#### What needs to be done:
Can you transcribe every entry word for word, skipping the images?

#### Data for this exercise:
-=-=-
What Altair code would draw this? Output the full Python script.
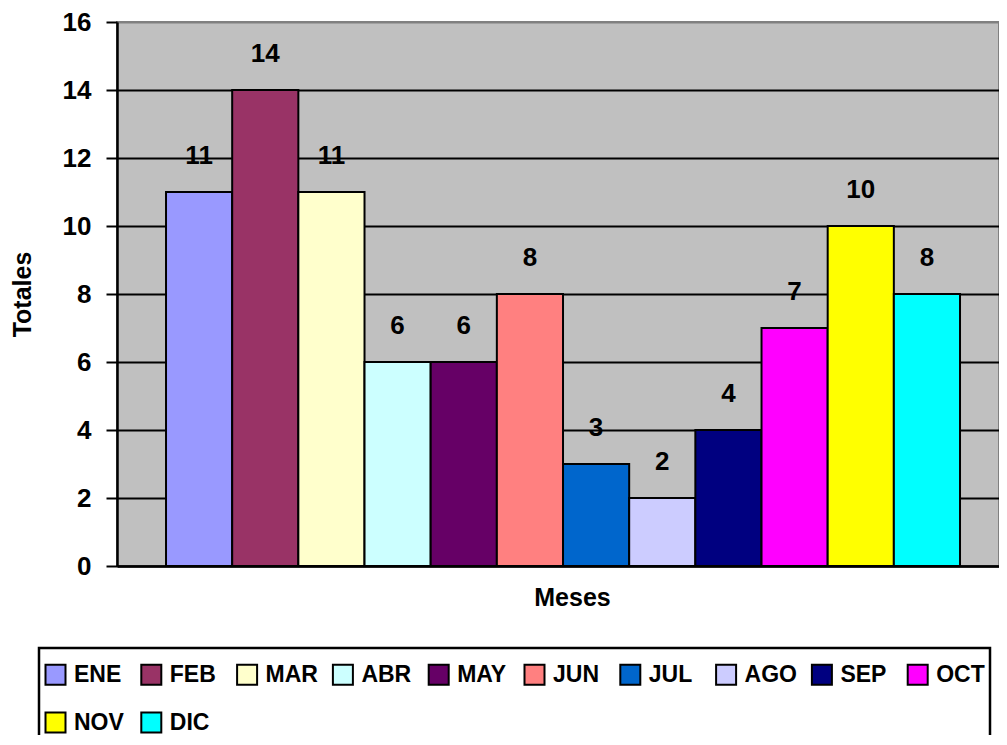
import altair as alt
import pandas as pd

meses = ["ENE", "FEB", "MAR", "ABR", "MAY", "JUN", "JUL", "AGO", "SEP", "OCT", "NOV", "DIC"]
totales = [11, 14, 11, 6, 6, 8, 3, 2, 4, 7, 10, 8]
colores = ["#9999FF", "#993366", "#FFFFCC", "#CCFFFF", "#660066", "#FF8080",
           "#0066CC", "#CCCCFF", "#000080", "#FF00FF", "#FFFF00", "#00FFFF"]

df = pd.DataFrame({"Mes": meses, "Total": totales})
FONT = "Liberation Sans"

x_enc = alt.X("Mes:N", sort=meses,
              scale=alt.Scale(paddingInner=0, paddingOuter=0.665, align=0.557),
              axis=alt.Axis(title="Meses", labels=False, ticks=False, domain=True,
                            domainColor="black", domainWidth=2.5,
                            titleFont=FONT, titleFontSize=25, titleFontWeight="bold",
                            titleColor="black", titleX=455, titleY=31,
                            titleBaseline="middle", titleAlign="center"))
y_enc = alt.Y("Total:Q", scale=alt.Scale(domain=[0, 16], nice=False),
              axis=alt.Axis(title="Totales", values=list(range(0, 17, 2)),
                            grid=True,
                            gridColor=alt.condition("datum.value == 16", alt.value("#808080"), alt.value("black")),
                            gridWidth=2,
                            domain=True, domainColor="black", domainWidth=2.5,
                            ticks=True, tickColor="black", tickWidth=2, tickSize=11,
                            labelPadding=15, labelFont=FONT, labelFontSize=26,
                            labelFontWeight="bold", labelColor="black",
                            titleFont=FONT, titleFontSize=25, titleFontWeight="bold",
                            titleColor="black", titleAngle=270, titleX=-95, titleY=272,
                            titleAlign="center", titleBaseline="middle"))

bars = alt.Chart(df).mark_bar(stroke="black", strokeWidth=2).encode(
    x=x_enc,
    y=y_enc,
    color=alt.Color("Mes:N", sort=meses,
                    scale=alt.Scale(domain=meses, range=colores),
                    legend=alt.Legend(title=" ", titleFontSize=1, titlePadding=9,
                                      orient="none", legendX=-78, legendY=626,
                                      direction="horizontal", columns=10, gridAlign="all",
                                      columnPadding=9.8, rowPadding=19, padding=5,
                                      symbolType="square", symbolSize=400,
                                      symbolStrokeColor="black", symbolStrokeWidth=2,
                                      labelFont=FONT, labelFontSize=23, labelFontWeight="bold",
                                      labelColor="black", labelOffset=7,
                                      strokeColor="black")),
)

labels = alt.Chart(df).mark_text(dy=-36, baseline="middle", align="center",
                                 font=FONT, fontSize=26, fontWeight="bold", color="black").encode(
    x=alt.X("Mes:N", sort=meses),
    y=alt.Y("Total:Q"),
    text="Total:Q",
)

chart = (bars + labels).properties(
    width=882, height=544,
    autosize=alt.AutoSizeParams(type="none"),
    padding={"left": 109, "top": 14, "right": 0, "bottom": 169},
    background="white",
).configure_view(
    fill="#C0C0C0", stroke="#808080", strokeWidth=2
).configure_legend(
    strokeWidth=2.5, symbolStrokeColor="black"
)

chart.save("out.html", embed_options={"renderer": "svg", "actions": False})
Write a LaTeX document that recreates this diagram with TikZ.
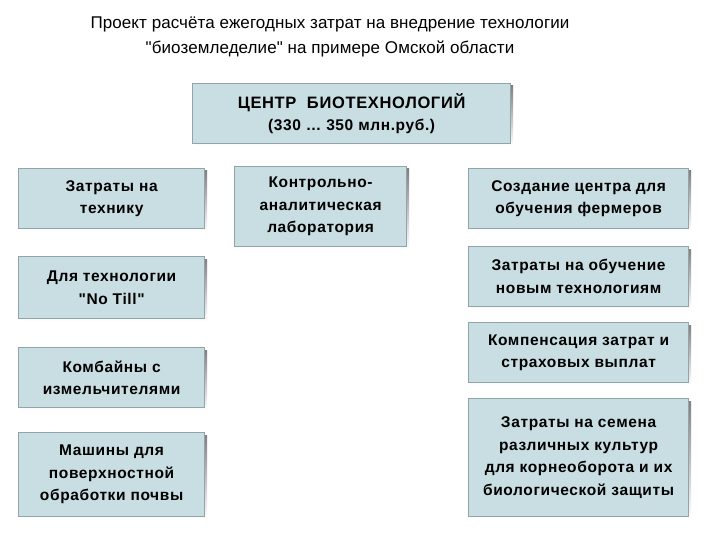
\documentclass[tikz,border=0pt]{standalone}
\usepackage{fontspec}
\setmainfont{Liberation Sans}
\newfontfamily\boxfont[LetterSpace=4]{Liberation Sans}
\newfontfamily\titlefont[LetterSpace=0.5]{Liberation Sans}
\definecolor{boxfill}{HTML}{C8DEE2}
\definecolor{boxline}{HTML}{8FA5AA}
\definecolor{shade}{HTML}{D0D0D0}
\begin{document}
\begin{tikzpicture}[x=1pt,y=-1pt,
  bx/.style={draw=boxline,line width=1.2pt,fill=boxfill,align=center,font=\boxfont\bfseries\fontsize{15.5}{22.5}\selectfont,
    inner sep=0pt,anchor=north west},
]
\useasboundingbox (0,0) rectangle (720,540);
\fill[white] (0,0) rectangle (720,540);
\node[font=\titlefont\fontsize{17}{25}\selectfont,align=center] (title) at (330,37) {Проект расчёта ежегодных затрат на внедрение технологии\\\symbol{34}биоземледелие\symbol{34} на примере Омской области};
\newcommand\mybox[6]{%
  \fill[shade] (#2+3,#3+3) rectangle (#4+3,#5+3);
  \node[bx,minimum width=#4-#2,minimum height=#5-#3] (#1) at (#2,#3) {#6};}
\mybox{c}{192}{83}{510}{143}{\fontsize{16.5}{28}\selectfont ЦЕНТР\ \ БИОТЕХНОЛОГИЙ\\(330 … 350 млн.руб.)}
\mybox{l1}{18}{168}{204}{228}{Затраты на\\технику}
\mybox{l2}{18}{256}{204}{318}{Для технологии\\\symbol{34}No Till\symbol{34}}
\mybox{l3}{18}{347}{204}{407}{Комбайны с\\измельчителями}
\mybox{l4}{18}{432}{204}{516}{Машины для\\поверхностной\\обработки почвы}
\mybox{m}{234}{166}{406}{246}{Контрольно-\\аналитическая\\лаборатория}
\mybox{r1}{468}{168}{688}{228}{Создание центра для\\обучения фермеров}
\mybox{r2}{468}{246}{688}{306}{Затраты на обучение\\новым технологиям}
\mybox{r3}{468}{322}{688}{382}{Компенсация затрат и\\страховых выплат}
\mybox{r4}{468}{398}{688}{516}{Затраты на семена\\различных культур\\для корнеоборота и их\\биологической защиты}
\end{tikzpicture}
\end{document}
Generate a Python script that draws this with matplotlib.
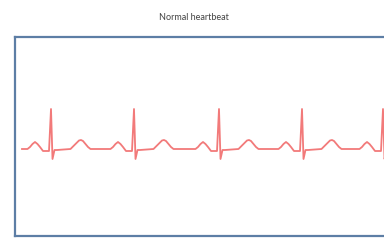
-=-=-
#### The solution:
What Altair code would draw this? Output the full Python script.
import altair as alt
import pandas as pd

meses = ["ENE", "FEB", "MAR", "ABR", "MAY", "JUN", "JUL", "AGO", "SEP", "OCT", "NOV", "DIC"]
totales = [11, 14, 11, 6, 6, 8, 3, 2, 4, 7, 10, 8]
colores = ["#9999FF", "#993366", "#FFFFCC", "#CCFFFF", "#660066", "#FF8080",
           "#0066CC", "#CCCCFF", "#000080", "#FF00FF", "#FFFF00", "#00FFFF"]

df = pd.DataFrame({"Mes": meses, "Total": totales})
FONT = "Liberation Sans"

x_enc = alt.X("Mes:N", sort=meses,
              scale=alt.Scale(paddingInner=0, paddingOuter=0.665, align=0.557),
              axis=alt.Axis(title="Meses", labels=False, ticks=False, domain=True,
                            domainColor="black", domainWidth=2.5,
                            titleFont=FONT, titleFontSize=25, titleFontWeight="bold",
                            titleColor="black", titleX=455, titleY=31,
                            titleBaseline="middle", titleAlign="center"))
y_enc = alt.Y("Total:Q", scale=alt.Scale(domain=[0, 16], nice=False),
              axis=alt.Axis(title="Totales", values=list(range(0, 17, 2)),
                            grid=True,
                            gridColor=alt.condition("datum.value == 16", alt.value("#808080"), alt.value("black")),
                            gridWidth=2,
                            domain=True, domainColor="black", domainWidth=2.5,
                            ticks=True, tickColor="black", tickWidth=2, tickSize=11,
                            labelPadding=15, labelFont=FONT, labelFontSize=26,
                            labelFontWeight="bold", labelColor="black",
                            titleFont=FONT, titleFontSize=25, titleFontWeight="bold",
                            titleColor="black", titleAngle=270, titleX=-95, titleY=272,
                            titleAlign="center", titleBaseline="middle"))

bars = alt.Chart(df).mark_bar(stroke="black", strokeWidth=2).encode(
    x=x_enc,
    y=y_enc,
    color=alt.Color("Mes:N", sort=meses,
                    scale=alt.Scale(domain=meses, range=colores),
                    legend=alt.Legend(title=" ", titleFontSize=1, titlePadding=9,
                                      orient="none", legendX=-78, legendY=626,
                                      direction="horizontal", columns=10, gridAlign="all",
                                      columnPadding=9.8, rowPadding=19, padding=5,
                                      symbolType="square", symbolSize=400,
                                      symbolStrokeColor="black", symbolStrokeWidth=2,
                                      labelFont=FONT, labelFontSize=23, labelFontWeight="bold",
                                      labelColor="black", labelOffset=7,
                                      strokeColor="black")),
)

labels = alt.Chart(df).mark_text(dy=-36, baseline="middle", align="center",
                                 font=FONT, fontSize=26, fontWeight="bold", color="black").encode(
    x=alt.X("Mes:N", sort=meses),
    y=alt.Y("Total:Q"),
    text="Total:Q",
)

chart = (bars + labels).properties(
    width=882, height=544,
    autosize=alt.AutoSizeParams(type="none"),
    padding={"left": 109, "top": 14, "right": 0, "bottom": 169},
    background="white",
).configure_view(
    fill="#C0C0C0", stroke="#808080", strokeWidth=2
).configure_legend(
    strokeWidth=2.5, symbolStrokeColor="black"
)

chart.save("out.html", embed_options={"renderer": "svg", "actions": False})
Write a LaTeX document that recreates this diagram with TikZ.
\documentclass[tikz,border=0pt]{standalone}
\usepackage{fontspec}
\setmainfont{Liberation Sans}
\newfontfamily\boxfont[LetterSpace=4]{Liberation Sans}
\newfontfamily\titlefont[LetterSpace=0.5]{Liberation Sans}
\definecolor{boxfill}{HTML}{C8DEE2}
\definecolor{boxline}{HTML}{8FA5AA}
\definecolor{shade}{HTML}{D0D0D0}
\begin{document}
\begin{tikzpicture}[x=1pt,y=-1pt,
  bx/.style={draw=boxline,line width=1.2pt,fill=boxfill,align=center,font=\boxfont\bfseries\fontsize{15.5}{22.5}\selectfont,
    inner sep=0pt,anchor=north west},
]
\useasboundingbox (0,0) rectangle (720,540);
\fill[white] (0,0) rectangle (720,540);
\node[font=\titlefont\fontsize{17}{25}\selectfont,align=center] (title) at (330,37) {Проект расчёта ежегодных затрат на внедрение технологии\\\symbol{34}биоземледелие\symbol{34} на примере Омской области};
\newcommand\mybox[6]{%
  \fill[shade] (#2+3,#3+3) rectangle (#4+3,#5+3);
  \node[bx,minimum width=#4-#2,minimum height=#5-#3] (#1) at (#2,#3) {#6};}
\mybox{c}{192}{83}{510}{143}{\fontsize{16.5}{28}\selectfont ЦЕНТР\ \ БИОТЕХНОЛОГИЙ\\(330 … 350 млн.руб.)}
\mybox{l1}{18}{168}{204}{228}{Затраты на\\технику}
\mybox{l2}{18}{256}{204}{318}{Для технологии\\\symbol{34}No Till\symbol{34}}
\mybox{l3}{18}{347}{204}{407}{Комбайны с\\измельчителями}
\mybox{l4}{18}{432}{204}{516}{Машины для\\поверхностной\\обработки почвы}
\mybox{m}{234}{166}{406}{246}{Контрольно-\\аналитическая\\лаборатория}
\mybox{r1}{468}{168}{688}{228}{Создание центра для\\обучения фермеров}
\mybox{r2}{468}{246}{688}{306}{Затраты на обучение\\новым технологиям}
\mybox{r3}{468}{322}{688}{382}{Компенсация затрат и\\страховых выплат}
\mybox{r4}{468}{398}{688}{516}{Затраты на семена\\различных культур\\для корнеоборота и их\\биологической защиты}
\end{tikzpicture}
\end{document}
Generate a Python script that draws this with matplotlib.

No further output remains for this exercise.